■ **Dataset section**
START

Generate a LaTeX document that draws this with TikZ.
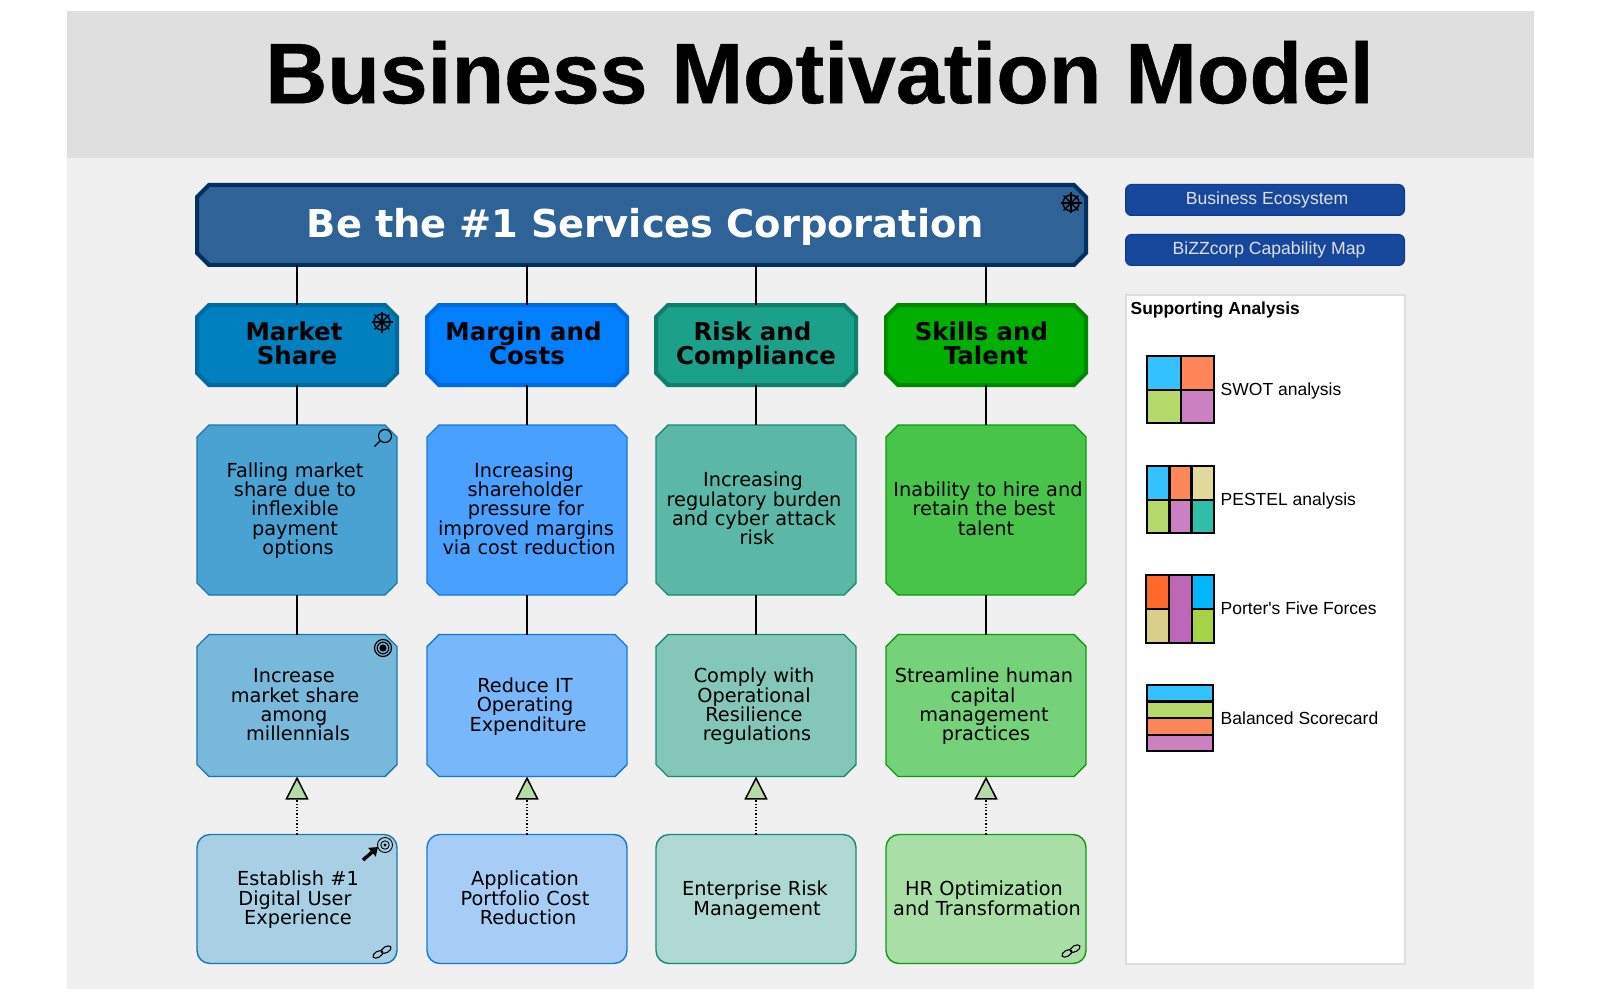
\documentclass[tikz,border=0pt]{standalone}
\usepackage{fontspec}
\setmainfont{Liberation Sans}
\newfontfamily\boxfont{DejaVu Sans}
\newfontfamily\labelfont{Liberation Sans}
\newfontfamily\titlefont[BoldFeatures={FakeBold=0.5}]{Liberation Sans}
\usetikzlibrary{shapes.misc,arrows.meta}
\newcommand\ns[1]{\hspace*{#1pt}}
\definecolor{cmainf}{HTML}{2F6398}\definecolor{cmaind}{HTML}{03305E}
\definecolor{haf}{HTML}{0080BF}\definecolor{had}{HTML}{006A9F}
\definecolor{hbf}{HTML}{0080FF}\definecolor{hbd}{HTML}{0069DD}
\definecolor{hcf}{HTML}{1BA08A}\definecolor{hcd}{HTML}{0F7F6C}
\definecolor{hdf}{HTML}{00B000}\definecolor{hdd}{HTML}{008800}
\definecolor{raf}{HTML}{4AA2D3}\definecolor{rad}{HTML}{1C77AD}
\definecolor{rbf}{HTML}{4AA0FF}\definecolor{rbd}{HTML}{1577DE}
\definecolor{rcf}{HTML}{5BB8A6}\definecolor{rcd}{HTML}{178A73}
\definecolor{rdf}{HTML}{49C44A}\definecolor{rdd}{HTML}{0F9A10}
\definecolor{saf}{HTML}{78B8DA}\definecolor{sbf}{HTML}{78B7FA}
\definecolor{scf}{HTML}{84C7B8}\definecolor{sdf}{HTML}{75D27A}
\definecolor{taf}{HTML}{A8CFE4}\definecolor{tbf}{HTML}{A7CDF7}
\definecolor{tcf}{HTML}{AFD8D2}\definecolor{tdf}{HTML}{A9DFA6}
\definecolor{qblue}{HTML}{33C1FF}\definecolor{qorange}{HTML}{FF8659}
\definecolor{qgreen}{HTML}{B5D96A}\definecolor{qpurple}{HTML}{CB80C2}
\definecolor{qkhaki}{HTML}{E0D99A}\definecolor{qteal}{HTML}{2FBFA8}
\definecolor{porange}{HTML}{FF6A2C}\definecolor{pkhaki}{HTML}{D8D088}
\definecolor{ppurple}{HTML}{BC66B5}\definecolor{pblue}{HTML}{00B7FF}
\definecolor{pgreen}{HTML}{A5D345}
\definecolor{btnf}{HTML}{16479B}\definecolor{btnd}{HTML}{0E3A85}
\definecolor{trifill}{HTML}{B5DCA5}
\tikzset{
 evenlines/.style={execute at begin node={\lineskiplimit=-100pt\relax\strut\rule{0pt}{\dimexpr\ht\strutbox+#1pt\relax}},execute at end node=\strut},
 oct/.style={chamfered rectangle,chamfered rectangle xsep=6pt,chamfered rectangle ysep=6pt,inner ysep=0pt,inner xsep=-6pt,outer sep=0pt,align=center},
 mainbox/.style={oct,evenlines=10,draw=cmaind,fill=cmainf,line width=4pt,minimum width=889pt,minimum height=80pt,text width=880pt,text=white,font=\boxfont\bfseries\fontsize{38.4}{40}\selectfont},
 headbox/.style={oct,evenlines=6,line width=4pt,minimum width=200pt,minimum height=80pt,text=black,text width=196pt,font=\boxfont\bfseries\fontsize{24.5}{24}\selectfont},
 probox/.style={oct,line width=1.4pt,minimum width=200pt,text=black,text width=198pt,font=\boxfont\fontsize{19.3}{19.4}\selectfont},
 prodbox/.style={rectangle,evenlines=5,rounded corners=13pt,inner sep=0pt,outer sep=0pt,align=center,line width=1.4pt,minimum width=200pt,minimum height=129pt,text=black,text width=198pt,font=\boxfont\fontsize{19.3}{19.4}\selectfont},
 rowb/.style={probox,evenlines=4,minimum height=170pt},
 rowc/.style={probox,evenlines=5,minimum height=142pt},
 link/.style={draw=black,line width=1.3pt},
 realize/.style={draw=black,line width=1.3pt,dotted,-{Triangle[length=23pt,width=23pt,fill=trifill,line width=1.5pt]}},
 btn/.style={rectangle,rounded corners=6pt,draw=btnd,fill=btnf,line width=1pt,minimum width=279pt,minimum height=31pt,inner sep=0pt,outer sep=0pt,text=black!12,font=\fontsize{17.6}{20}\selectfont},
 panel/.style={rectangle,draw=black!13,fill=white,line width=2pt,inner sep=0pt,outer sep=0pt,minimum width=279pt,minimum height=669pt},
 lbl/.style={anchor=base west,inner sep=0pt,text=black,font=\labelfont\fontsize{17.5}{20}\selectfont},
 tb/.style={draw=black,line width=2.6pt},
 icon/.style={draw=black,line width=1.2pt},
 helmicon/.pic={
   \draw[line width=1.5pt] (0,0) circle (8pt);
   \fill (0,0) circle (2.8pt);
   \foreach \a in {0,45,...,315}{\draw[line width=1.1pt] (0,0) -- (\a:10.5pt);}
 },
 glass/.pic={
   \draw[icon] (0,0) circle (6.5pt);
   \draw[icon] (-135:6.5pt) -- (-135:15pt);
 },
 bullseye/.pic={
   \draw[icon] (0,0) circle (8.5pt);
   \draw[icon] (0,0) circle (5.8pt);
   \fill (0,0) circle (3.6pt);
 },
 goalarrow/.pic={
   \draw[line width=.9pt] (0,0) circle (7.5pt);
   \draw[line width=.9pt] (0,0) circle (4.2pt);
   \fill (0,0) circle (1.6pt);
   \draw[line width=3.4pt,-{Triangle[length=8pt,width=11pt]}] (-22,15) -- (-7,2);
 },
 chain/.pic={
   \draw[line width=1.1pt,rotate=30] (-4.8,0) ellipse (5.4pt and 3pt);
   \draw[line width=1.1pt,rotate=30] (4.8,0) ellipse (5.4pt and 3pt);
 },
}
\begin{document}
\begin{tikzpicture}[x=1pt,y=-1pt]
\useasboundingbox (0,0) rectangle (1600,1000);
\fill[white] (0,0) rectangle (1600,1000);
\fill[black!6] (67,11) rectangle (1534,989);
\fill[black!12.5] (67,11) rectangle (1534,158);
\node[inner sep=0pt,font=\titlefont\bfseries\fontsize{86}{90}\selectfont] (title) at (819.5,72.5) {Business Motivation Model};

\node[mainbox] (main) at (641.5,225) {\ns{8}Be the \#1 Services Corporation};

\node[headbox,draw=had,fill=haf] (h1) at (297,345) {\ns{-6}Market\\Share};
\node[headbox,draw=hbd,fill=hbf] (h2) at (527,345) {\ns{-7}Margin and\\Costs};
\node[headbox,draw=hcd,fill=hcf] (h3) at (756,345) {\ns{-7}Risk and\\Compliance};
\node[headbox,draw=hdd,fill=hdf] (h4) at (986,345) {\ns{-9}Skills and\\Talent};

\node[rowb,draw=rad,fill=raf] (b1) at (297,510) {\ns{-4}Falling market\\\ns{-4}share due to\\\ns{-4}inflexible\\\ns{-4}payment\\\ns{2}options};
\node[rowb,draw=rbd,fill=rbf] (b2) at (527,510) {\ns{-6}Increasing\\\ns{-4}shareholder\\\ns{-2}pressure for\\\ns{-2}improved margins\\\ns{4}via cost reduction};
\node[rowb,draw=rcd,fill=rcf] (b3) at (756,510) {\ns{-6}Increasing\\\ns{-4}regulatory burden\\\ns{-4}and cyber attack\\\ns{2}risk};
\node[rowb,draw=rdd,fill=rdf] (b4) at (986,510) {\ns{4}Inability to hire and\\\ns{-4}retain the best\\talent};

\node[rowc,draw=rad,fill=saf] (c1) at (297,705.5) {\ns{-6}Increase\\\ns{-4}market share\\\ns{-6}among\\\ns{2}millennials};
\node[rowc,draw=rbd,fill=sbf] (c2) at (527,705.5) {\ns{-4}Reduce IT\\\ns{-4}Operating\\\ns{2}Expenditure};
\node[rowc,draw=rcd,fill=scf] (c3) at (756,705.5) {\ns{-4}Comply with\\\ns{-4}Operational\\\ns{-4}Resilience\\\ns{2}regulations};
\node[rowc,draw=rdd,fill=sdf] (c4) at (986,705.5) {\ns{-4}Streamline human\\\ns{-6}capital\\\ns{-4}management\\practices};

\node[prodbox,draw=rad,fill=taf] (d1) at (297,899) {\ns{2}Establish \#1\\\ns{-4}Digital User\\\ns{2}Experience};
\node[prodbox,draw=rbd,fill=tbf] (d2) at (527,899) {\ns{-4}Application\\\ns{-4}Portfolio Cost\\\ns{2}Reduction};
\node[prodbox,draw=rcd,fill=tcf] (d3) at (756,899) {\ns{-2}Enterprise Risk\\\ns{2}Management};
\node[prodbox,draw=rdd,fill=tdf] (d4) at (986,899) {\ns{-4}HR Optimization\\\ns{2}and Transformation};

\foreach \i in {1,2,3,4}{
  \draw[link] (main.south -| h\i.north) -- (h\i.north);
  \draw[link] (h\i.south) -- (b\i.north);
  \draw[link] (b\i.south) -- (c\i.north);
  \draw[realize] (d\i.north) -- (c\i.south);
}

\pic at (1071,203) {helmicon};
\pic at (382,322) {helmicon};
\pic at (385,436) {glass};
\pic at (383,648) {bullseye};
\pic at (385,845) {goalarrow};
\pic at (382,952) {chain};
\pic at (1071,951) {chain};

\node[btn] (eco) at (1265,200) {\ns{4}\raisebox{-2.5pt}{Business Ecosystem}};
\node[btn] (cap) at (1265,250) {\ns{8}\raisebox{-2.5pt}{BiZZcorp Capability Map}};
\node[panel] (sup) at (1265,629.5) {};
\node[lbl,font=\labelfont\bfseries\fontsize{17.4}{20}\selectfont] (suplab) at (1130.5,314) {Supporting Analysis};

% SWOT
\filldraw[tb,fill=qblue] (1147,356) rectangle (1181,390);
\filldraw[tb,fill=qorange] (1181,356) rectangle (1214,390);
\filldraw[tb,fill=qgreen] (1147,390) rectangle (1181,423);
\filldraw[tb,fill=qpurple] (1181,390) rectangle (1214,423);
\node[lbl] (l1) at (1220.5,395) {SWOT analysis};
% PESTEL
\filldraw[tb,fill=qblue] (1147,466) rectangle (1169.3,500);
\filldraw[tb,fill=qorange] (1169.3,466) rectangle (1191.6,500);
\filldraw[tb,fill=qkhaki] (1191.6,466) rectangle (1214,500);
\filldraw[tb,fill=qgreen] (1147,500) rectangle (1169.3,533);
\filldraw[tb,fill=qpurple] (1169.3,500) rectangle (1191.6,533);
\filldraw[tb,fill=qteal] (1191.6,500) rectangle (1214,533);
\node[lbl] (l2) at (1220.5,505) {PESTEL analysis};
% Porter
\filldraw[tb,fill=porange] (1146,575) rectangle (1169,609);
\filldraw[tb,fill=pkhaki] (1146,609) rectangle (1169,643);
\filldraw[tb,fill=ppurple] (1169,575) rectangle (1192,643);
\filldraw[tb,fill=pblue] (1192,575) rectangle (1214,609);
\filldraw[tb,fill=pgreen] (1192,609) rectangle (1214,643);
\node[lbl] (l3) at (1220.5,614.5) {Porter's Five Forces};
% Balanced
\filldraw[tb,fill=qblue] (1147,685) rectangle (1213,701.5);
\filldraw[tb,fill=qgreen] (1147,701.5) rectangle (1213,718);
\filldraw[tb,fill=qorange] (1147,718) rectangle (1213,735);
\filldraw[tb,fill=qpurple] (1147,735) rectangle (1213,751);
\node[lbl] (l4) at (1220.5,724) {Balanced Scorecard};
\end{tikzpicture}
\end{document}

END

■ **Goal of the exercise**
Gather every line containing the word "with" and copy it.

■ **Answer to the problem**
Generate a LaTeX document that draws this with TikZ.
\node[rowc,draw=rcd,fill=scf] (c3) at (756,705.5) {\ns{-4}Comply with\\\ns{-4}Operational\\\ns{-4}Resilience\\\ns{2}regulations};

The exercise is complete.